Not just the above examples have cemented this notion for me. As I have watched my children, their friends, also kids in our neighborhood–those that are encouraged and expected to work–these lucky teenagers don’t react negatively to having to work. It’s just a part of their growing up and they themselves can see the benefits. Having the knowledge and confidence that comes from working for other people is such a critical skill you can help your children develop. Your coaching, support and approval will help them be successful. It will make all the difference as they move down the path of self-reliance.
I have covered in previous posts what age bench marks we had for our 12 and 14 year olds.
- Started doing their own laundry
- started buying their own school clothes
- paying for their own entertainment
- Started making their own appointments
- Got to earn a cell phone and pay for it at 14
- Started working at a job with a familiar person, moving beyond lawn mowing and babysitting.
Now as a 16-year-old, you can encourage your child to get a 10 hour a week job, at the max (the grades are still important, although in the summer they obviously can work more hours) and apply at a place that is a step up in terms of experience than the job they had as a 14-year-old. It is okay if he still works at the job that he had at 14, but it has been our experience that they want to go farther afield and push themselves.
It is working smarter, not harder, to apply somewhere where somebody knows who you are and can vouch for your work ethic.
Applying to a million places on-line isn’t the easiest way to go, and can become very discouraging.
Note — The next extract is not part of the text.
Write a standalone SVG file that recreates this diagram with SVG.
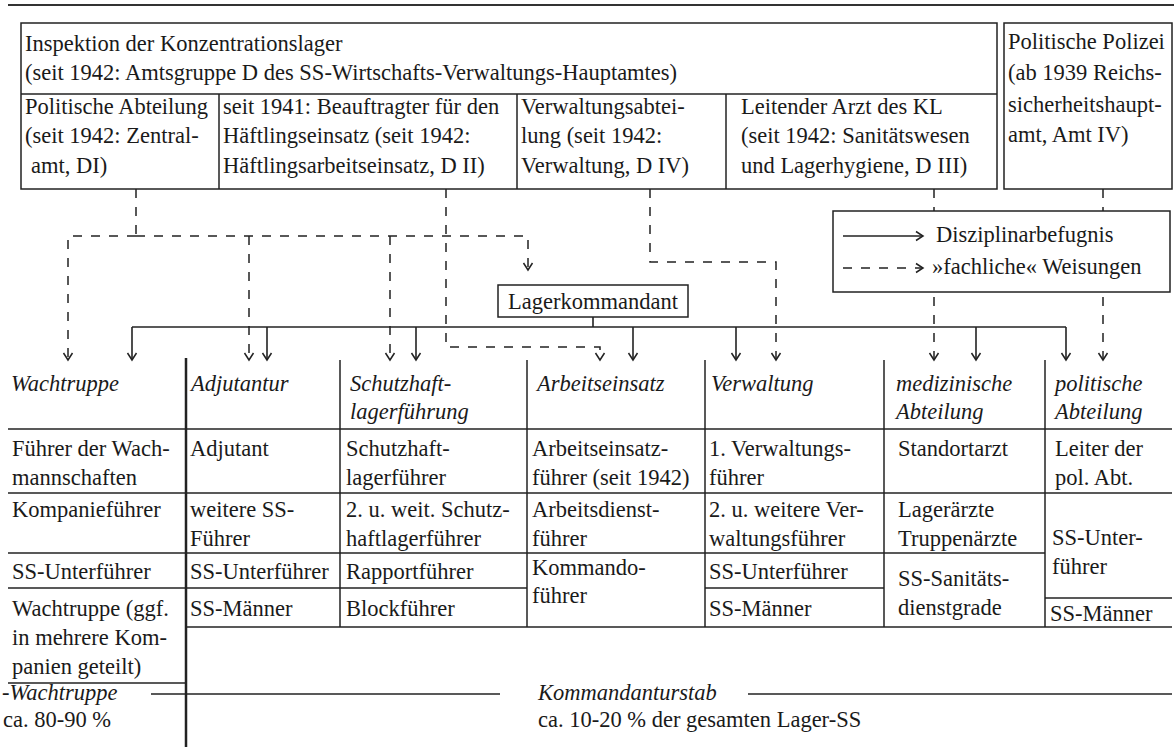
<svg xmlns="http://www.w3.org/2000/svg" width="1174" height="747" viewBox="0 0 1174 747">
<defs>
<style>
text{font-family:"Liberation Serif","DejaVu Serif",serif;font-size:22.5px;fill:#1a1a1a}
.it{font-style:italic}
.box{fill:#fff;stroke:#222;stroke-width:1.5}
.ln{stroke:#222;stroke-width:1.5;fill:none}
.thick{stroke:#222;stroke-width:2.5;fill:none}
.dash{stroke:#222;stroke-width:1.5;fill:none;stroke-dasharray:9 9}
.solid{stroke:#222;stroke-width:1.6;fill:none}
</style>
<marker id="ah" markerUnits="userSpaceOnUse" markerWidth="16" markerHeight="16" viewBox="-10 -8 12 16" refX="0" refY="0" orient="auto">
<path d="M-7,-4.5 L0,0 L-7,4.5" fill="none" stroke="#222" stroke-width="1.5" stroke-dasharray="none"/>
</marker>
</defs>
<rect width="1174" height="747" fill="#fff"/>
<line x1="8" y1="5" x2="1174" y2="5" stroke="#333" stroke-width="2"/>

<g id="inspektion">
<rect class="box" x="21" y="23" width="976" height="166"/>
<line class="ln" x1="21" y1="94" x2="997" y2="94"/>
<text x="25" y="51">Inspektion der Konzentrationslager</text>
<text x="25" y="80">(seit 1942: Amtsgruppe D des SS-Wirtschafts-Verwaltungs-Hauptamtes)</text>
</g>
<g id="politische-abteilung-di">
<line class="ln" x1="219" y1="94" x2="219" y2="189"/>
<text x="25" y="114">Politische Abteilung</text>
<text x="25" y="143">(seit 1942: Zentral-</text>
<text x="31" y="173">amt, DI)</text>
</g>
<g id="haeftlingseinsatz-dii">
<line class="ln" x1="517" y1="94" x2="517" y2="189"/>
<text x="223" y="114">seit 1941: Beauftragter für den</text>
<text x="223" y="143">Häftlingseinsatz (seit 1942:</text>
<text x="223" y="173">Häftlingsarbeitseinsatz, D II)</text>
</g>
<g id="verwaltungsabteilung-div">
<line class="ln" x1="726" y1="94" x2="726" y2="189"/>
<text x="521" y="114">Verwaltungsabtei-</text>
<text x="521" y="143">lung (seit 1942:</text>
<text x="521" y="173">Verwaltung, D IV)</text>
</g>
<g id="leitender-arzt-diii">
<text x="741" y="114">Leitender Arzt des KL</text>
<text x="741" y="143">(seit 1942: Sanitätswesen</text>
<text x="741" y="173">und Lagerhygiene, D III)</text>
</g>
<g id="politische-polizei">
<rect class="box" x="1004" y="23" width="168" height="166"/>
<text x="1008" y="49">Politische Polizei</text>
<text x="1008" y="80">(ab 1939 Reichs-</text>
<text x="1008" y="112">sicherheitshaupt-</text>
<text x="1008" y="142">amt, Amt IV)</text>
</g>

<g id="connectors">
<path class="dash" d="M136,189 V236"/>
<path class="dash" d="M136,236 H528 V270" marker-end="url(#ah)"/>
<path class="dash" d="M136,236 H68 V360" marker-end="url(#ah)"/>
<path class="dash" d="M249,236 V360" marker-end="url(#ah)"/>
<path class="dash" d="M390,236 V360" marker-end="url(#ah)"/>
<path class="dash" d="M446,189 V347 H600 V360" marker-end="url(#ah)"/>
<path class="dash" d="M650,189 V262 H776 V360" marker-end="url(#ah)"/>
<path class="dash" d="M934,189 V360" marker-end="url(#ah)"/>
<path class="dash" d="M1103,189 V360" marker-end="url(#ah)"/>
<path class="solid" d="M593,317 V327"/>
<path class="solid" d="M132,327 H1066"/>
<path class="solid" d="M132,327 V360" marker-end="url(#ah)"/>
<path class="solid" d="M267,327 V360" marker-end="url(#ah)"/>
<path class="solid" d="M416,327 V360" marker-end="url(#ah)"/>
<path class="solid" d="M633,327 V360" marker-end="url(#ah)"/>
<path class="solid" d="M736,327 V360" marker-end="url(#ah)"/>
<path class="solid" d="M976,327 V360" marker-end="url(#ah)"/>
<path class="solid" d="M1066,327 V360" marker-end="url(#ah)"/>
</g>

<g id="legend">
<rect class="box" x="833" y="211" width="337" height="81"/>
<path class="solid" d="M843,236 H923" marker-end="url(#ah)"/>
<text x="936" y="242">Disziplinarbefugnis</text>
<path class="dash" d="M843,268 H923" marker-end="url(#ah)"/>
<text x="932" y="274">»fachliche« Weisungen</text>
</g>

<g id="lagerkommandant">
<rect class="box" x="498" y="285" width="190" height="32"/>
<text x="593" y="309" text-anchor="middle">Lagerkommandant</text>
</g>

<g id="table-grid">
<line class="ln" x1="8" y1="429" x2="1172" y2="429"/>
<line class="ln" x1="8" y1="493" x2="1172" y2="493"/>
<line class="ln" x1="8" y1="553" x2="1045" y2="553"/>
<line class="ln" x1="8" y1="588" x2="527" y2="588"/>
<line class="ln" x1="705" y1="588" x2="884" y2="588"/>
<line class="ln" x1="1045" y1="598" x2="1172" y2="598"/>
<line class="ln" x1="186" y1="627" x2="1172" y2="627"/>
<line class="ln" x1="8" y1="683" x2="186" y2="683"/>
<line class="thick" x1="186" y1="358" x2="186" y2="747"/>
<line class="ln" x1="340" y1="360" x2="340" y2="627"/>
<line class="ln" x1="527" y1="360" x2="527" y2="627"/>
<line class="ln" x1="705" y1="360" x2="705" y2="627"/>
<line class="ln" x1="884" y1="360" x2="884" y2="627"/>
<line class="ln" x1="1045" y1="360" x2="1045" y2="627"/>
</g>

<g id="col-wachtruppe">
<text class="it" x="11" y="391">Wachtruppe</text>
<text x="12" y="456">Führer der Wach-</text>
<text x="12" y="485">mannschaften</text>
<text x="12" y="517">Kompanieführer</text>
<text x="12" y="579">SS-Unterführer</text>
<text x="12" y="616">Wachtruppe (ggf.</text>
<text x="12" y="645">in mehrere Kom-</text>
<text x="12" y="674">panien geteilt)</text>
</g>
<g id="col-adjutantur">
<text class="it" x="191" y="391">Adjutantur</text>
<text x="190" y="456">Adjutant</text>
<text x="190" y="517">weitere SS-</text>
<text x="190" y="546">Führer</text>
<text x="190" y="579">SS-Unterführer</text>
<text x="190" y="616">SS-Männer</text>
</g>
<g id="col-schutzhaftlagerfuehrung">
<text class="it" x="350" y="391">Schutzhaft-</text>
<text class="it" x="350" y="419">lagerführung</text>
<text x="346" y="456">Schutzhaft-</text>
<text x="346" y="485">lagerführer</text>
<text x="346" y="517">2. u. weit. Schutz-</text>
<text x="346" y="546">haftlagerführer</text>
<text x="346" y="579">Rapportführer</text>
<text x="346" y="616">Blockführer</text>
</g>
<g id="col-arbeitseinsatz">
<text class="it" x="537" y="391">Arbeitseinsatz</text>
<text x="532" y="456">Arbeitseinsatz-</text>
<text x="532" y="485">führer (seit 1942)</text>
<text x="532" y="517">Arbeitsdienst-</text>
<text x="532" y="546">führer</text>
<text x="532" y="575">Kommando-</text>
<text x="532" y="603">führer</text>
</g>
<g id="col-verwaltung">
<text class="it" x="711" y="391">Verwaltung</text>
<text x="709" y="456">1. Verwaltungs-</text>
<text x="709" y="485">führer</text>
<text x="709" y="517">2. u. weitere Ver-</text>
<text x="709" y="546">waltungsführer</text>
<text x="709" y="579">SS-Unterführer</text>
<text x="709" y="616">SS-Männer</text>
</g>
<g id="col-medizinische-abteilung">
<text class="it" x="896" y="391">medizinische</text>
<text class="it" x="896" y="419">Abteilung</text>
<text x="898" y="456">Standortarzt</text>
<text x="898" y="517">Lagerärzte</text>
<text x="898" y="546">Truppenärzte</text>
<text x="898" y="586">SS-Sanitäts-</text>
<text x="898" y="615">dienstgrade</text>
</g>
<g id="col-politische-abteilung">
<text class="it" x="1055" y="391">politische</text>
<text class="it" x="1055" y="419">Abteilung</text>
<text x="1055" y="456">Leiter der</text>
<text x="1055" y="485">pol. Abt.</text>
<text x="1052" y="545">SS-Unter-</text>
<text x="1052" y="574">führer</text>
<text x="1050" y="621">SS-Männer</text>
</g>

<g id="summary">
<text class="it" x="2" y="700">-Wachtruppe</text>
<line class="ln" x1="151" y1="694" x2="500" y2="694"/>
<text class="it" x="538" y="700">Kommandanturstab</text>
<line class="ln" x1="748" y1="694" x2="1172" y2="694"/>
<text x="3" y="727">ca. 80-90 %</text>
<text x="538" y="727">ca. 10-20 % der gesamten Lager-SS</text>
</g>
</svg>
However, you can coach your child to apply online somewhere, and then go the extra mile and make a visit into the store, restaurant etc. to put help put a face to the application.
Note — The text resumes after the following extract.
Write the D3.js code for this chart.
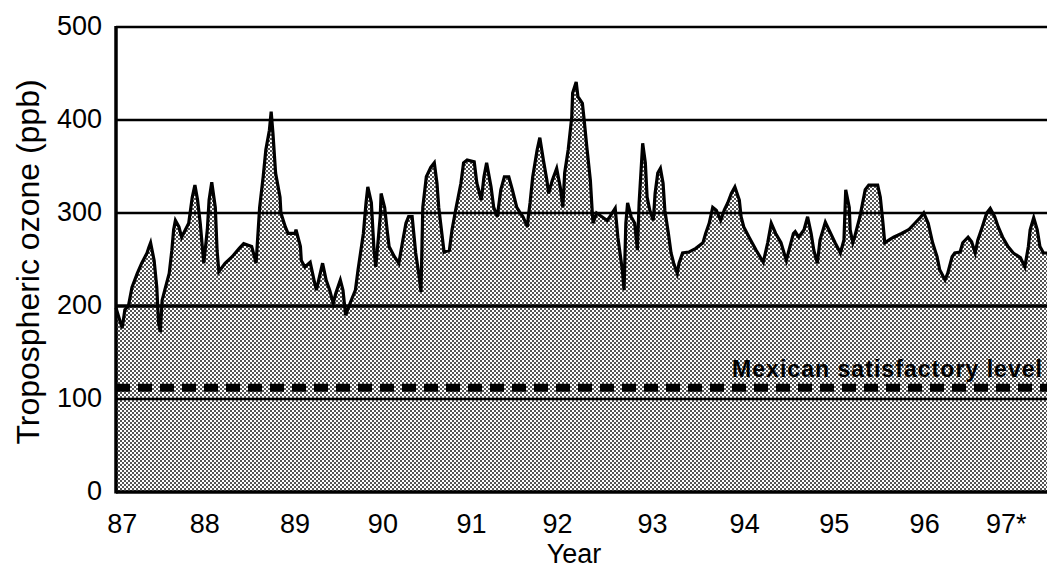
<!DOCTYPE html>
<html>
<head>
<meta charset="utf-8">
<script src="https://cdn.jsdelivr.net/npm/d3@7"></script>
<style>
  html, body { margin: 0; padding: 0; background: #fff; }
  svg { display: block; }
  text { font-family: "Liberation Sans", Arial, sans-serif; fill: #000; }
</style>
</head>
<body>
<svg id="chart" width="1047" height="568"></svg>
<script>
// ---- data ----
const years = [
  1987.00,1987.07,1987.10,1987.14,1987.18,1987.24,1987.29,1987.35,1987.37,1987.39,
  1987.43,1987.46,1987.48,1987.50,1987.52,1987.55,1987.60,1987.63,1987.65,1987.67,
  1987.71,1987.74,1987.82,1987.86,1987.89,1987.92,1987.95,1987.99,1988.03,1988.05,
  1988.08,1988.12,1988.14,1988.16,1988.23,1988.31,1988.39,1988.44,1988.53,1988.55,
  1988.58,1988.62,1988.66,1988.69,1988.73,1988.75,1988.77,1988.80,1988.85,1988.86,
  1988.91,1988.94,1989.02,1989.03,1989.08,1989.09,1989.13,1989.19,1989.24,1989.26,
  1989.33,1989.37,1989.41,1989.45,1989.48,1989.53,1989.56,1989.59,1989.64,1989.70,
  1989.73,1989.79,1989.82,1989.84,1989.88,1989.91,1989.93,1989.98,1989.99,1990.03,
  1990.06,1990.08,1990.14,1990.19,1990.23,1990.27,1990.30,1990.34,1990.38,1990.42,
  1990.44,1990.46,1990.50,1990.55,1990.59,1990.62,1990.64,1990.68,1990.70,1990.76,
  1990.79,1990.83,1990.89,1990.92,1990.96,1991.04,1991.07,1991.12,1991.15,1991.18,
  1991.23,1991.26,1991.30,1991.34,1991.38,1991.43,1991.47,1991.52,1991.56,1991.59,
  1991.64,1991.65,1991.67,1991.70,1991.75,1991.78,1991.82,1991.86,1991.88,1991.92,
  1991.97,1992.01,1992.04,1992.06,1992.10,1992.14,1992.15,1992.19,1992.21,1992.26,
  1992.28,1992.31,1992.35,1992.37,1992.38,1992.42,1992.48,1992.54,1992.57,1992.63,
  1992.66,1992.71,1992.73,1992.75,1992.77,1992.81,1992.85,1992.88,1992.90,1992.94,
  1992.97,1992.99,1993.02,1993.06,1993.08,1993.11,1993.14,1993.17,1993.19,1993.23,
  1993.26,1993.29,1993.33,1993.35,1993.39,1993.46,1993.54,1993.62,1993.65,1993.69,
  1993.73,1993.77,1993.82,1993.86,1993.90,1993.94,1993.98,1994.03,1994.05,1994.08,
  1994.14,1994.22,1994.30,1994.35,1994.39,1994.44,1994.50,1994.56,1994.59,1994.64,
  1994.66,1994.70,1994.76,1994.80,1994.84,1994.87,1994.91,1994.94,1995.00,1995.04,
  1995.11,1995.17,1995.21,1995.23,1995.27,1995.28,1995.31,1995.33,1995.39,1995.45,
  1995.49,1995.59,1995.62,1995.65,1995.67,1995.72,1995.77,1995.86,1995.94,1996.01,
  1996.07,1996.11,1996.16,1996.21,1996.26,1996.29,1996.35,1996.38,1996.43,1996.46,
  1996.52,1996.55,1996.61,1996.65,1996.69,1996.72,1996.77,1996.82,1996.86,1996.91,
  1996.95,1997.00,1997.06,1997.12,1997.20,1997.25,1997.29,1997.31,1997.35,1997.39,
  1997.42,1997.46,1997.50
];
const ozone = [
  198,176,196,200,220,235,246,257,263,268,
  249,220,182,172,206,217,235,260,282,292,
  285,274,289,317,330,314,289,246,282,314,
  333,306,260,237,246,253,262,267,264,257,
  246,306,339,368,389,409,386,343,317,300,
  285,278,278,282,264,249,242,247,225,217,
  246,228,217,203,214,228,217,190,203,217,
  239,278,311,328,311,260,242,296,321,306,
  280,264,253,246,268,289,296,296,257,231,
  215,306,339,349,354,332,306,274,258,260,
  282,303,332,354,357,355,332,314,339,354,
  328,306,296,325,339,339,325,306,300,296,
  285,296,311,339,368,381,357,335,321,335,
  348,328,306,343,368,403,429,441,425,418,
  400,371,335,303,289,300,296,292,296,305,
  274,239,217,289,311,296,289,260,311,375,
  354,317,303,292,321,343,348,332,303,278,
  257,246,235,246,257,258,262,268,278,289,
  306,303,292,303,311,321,328,314,296,285,
  274,260,247,268,289,278,268,249,260,278,
  280,274,282,296,278,260,246,271,290,282,
  268,257,271,325,306,282,268,274,296,325,
  330,330,317,289,268,271,274,278,282,289,
  295,300,289,268,253,239,228,235,253,257,
  258,268,274,269,257,271,285,300,305,296,
  285,274,264,257,252,242,264,282,295,282,
  264,257,257
];
const yTicks = [0, 100, 200, 300, 400, 500];
const gridValues = [100, 200, 300, 400];
const xTickYears = [1987.07, 1988.0, 1989.02, 1990.01, 1991.01, 1991.98, 1993.05, 1994.09, 1995.1, 1996.12, 1997.04];
const xTickLabels = ["87", "88", "89", "90", "91", "92", "93", "94", "95", "96", "97*"];
const standardValue = 112;
const standardLabel = "Mexican satisfactory level";
const yTitle = "Tropospheric ozone (ppb)";
const xTitle = "Year";

// ---- layout ----
const plotL = 116, plotR = 1047, plotT = 27, plotB = 492;
const x = d3.scaleLinear().domain([1987, 1997.5]).range([plotL, plotR]);
const y = d3.scaleLinear().domain([0, 500]).range([plotB, plotT]);

const svg = d3.select("#chart");

// dotted fill pattern
const defs = svg.append("defs");
const pat = defs.append("pattern")
  .attr("id", "dots").attr("patternUnits", "userSpaceOnUse")
  .attr("width", 4).attr("height", 4);
pat.append("rect").attr("width", 4).attr("height", 4).attr("fill", "#fff");
pat.append("rect").attr("x", 0).attr("y", 0).attr("width", 2).attr("height", 2).attr("fill", "#555");
pat.append("rect").attr("x", 2).attr("y", 2).attr("width", 2).attr("height", 2).attr("fill", "#555");

const data = years.map((yr, i) => ({ yr, v: ozone[i] }));

// area
const area = d3.area().x(d => x(d.yr)).y0(y(0)).y1(d => y(d.v));
svg.append("path").datum(data).attr("d", area).attr("fill", "url(#dots)");

// gridlines
svg.append("g").selectAll("line").data(gridValues).join("line")
  .attr("x1", plotL).attr("x2", plotR)
  .attr("y1", d => y(d)).attr("y2", d => y(d))
  .attr("stroke", "#000")
  .attr("stroke-width", d => d === 200 ? 3.5 : 2.5);

// top frame
svg.append("line").attr("x1", plotL).attr("x2", plotR)
  .attr("y1", y(500)).attr("y2", y(500))
  .attr("stroke", "#000").attr("stroke-width", 2.5);

// standard dashed line
svg.append("line").attr("x1", plotL).attr("x2", plotR)
  .attr("y1", y(standardValue)).attr("y2", y(standardValue))
  .attr("stroke", "#000").attr("stroke-width", 8)
  .attr("stroke-dasharray", "14,8");

svg.append("text")
  .attr("x", 732).attr("y", y(standardValue) - 11)
  .attr("font-size", 23).attr("font-weight", "bold")
  .attr("textLength", 310).attr("lengthAdjust", "spacing")
  .text(standardLabel);

// data line
const line = d3.line().x(d => x(d.yr)).y(d => y(d.v));
svg.append("path").datum(data).attr("d", line)
  .attr("fill", "none").attr("stroke", "#000").attr("stroke-width", 3.2)
  .attr("stroke-linejoin", "miter");

// axes lines
svg.append("line").attr("x1", plotL).attr("x2", plotL).attr("y1", plotT - 1).attr("y2", plotB + 1.5)
  .attr("stroke", "#000").attr("stroke-width", 3.5);
svg.append("line").attr("x1", plotL).attr("x2", plotR).attr("y1", plotB).attr("y2", plotB)
  .attr("stroke", "#000").attr("stroke-width", 3.5);

// y tick labels
svg.append("g").selectAll("text").data(yTicks).join("text")
  .attr("x", 102).attr("y", d => y(d) + 8)
  .attr("text-anchor", "end").attr("font-size", 27)
  .text(d => d);

// x tick labels
svg.append("g").selectAll("text").data(xTickYears).join("text")
  .attr("x", d => x(d)).attr("y", 533)
  .attr("text-anchor", "middle").attr("font-size", 27)
  .text((d, i) => xTickLabels[i]);

// titles
svg.append("text").attr("x", 574).attr("y", 563)
  .attr("text-anchor", "middle").attr("font-size", 27).text(xTitle);
svg.append("text")
  .attr("transform", "translate(39,262) rotate(-90)")
  .attr("text-anchor", "middle").attr("font-size", 32).text(yTitle);
</script>
</body>
</html>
Your children get to discover the skills of resume writing, getting to interview, and the roller coaster feeling you have while waiting for a call from their interviews. If they didn’t get the job they can wonder what they could have done better, or realize maybe there are other forces out of their control. For instance, here in Provo, Utah, there is a lot of competition from college students. These are all great discussions as you process with your teen in ways to improve and compete.
Below is a great website for you and your teen to read together on interviewing, applying online.
- This is a good interviewing tips video, and she has several, that you can watch with your teenager. https://www.youtube.com/watch?v=OF8nx8Pt0tI
This comment was posted under the above video:
“I’m 23 and I’ve never had a job throughout my whole life. I just always have these worries and negative thoughts about being employed, so I never bothered to work.”
“I’ve always had thoughts like what if I mess up? What if I don’t know what I’m doing and I get scolded by the boss? What if I fail? etc. Currently, I’m just trying to seek for a part-time job to gain experience. Honestly, I’m not sure if I have any strengths at all. I feel like my personality is quite lacking, too. I really need to build up some confidence. 😩😔”
Cocooning our children from the skills they need as an adult is doing them no favors. Can you see how damaging it is to start thinking about employment just in your 20’s? Getting a job becomes this huge daunting task that can be overwhelming. Working with your children and starting them EARLY at the age of 12, to work for others, will help strangle “these worries and negative thoughts.” They will start with little risk, slowly building up their work capital account, all through high school and college. By the time they graduate from college, they will be very comfortable with resume writing, interviewing, and successful job experience. All the experience they have gained will be worth it!
What jobs have your children worked at, and how did it impact their lives?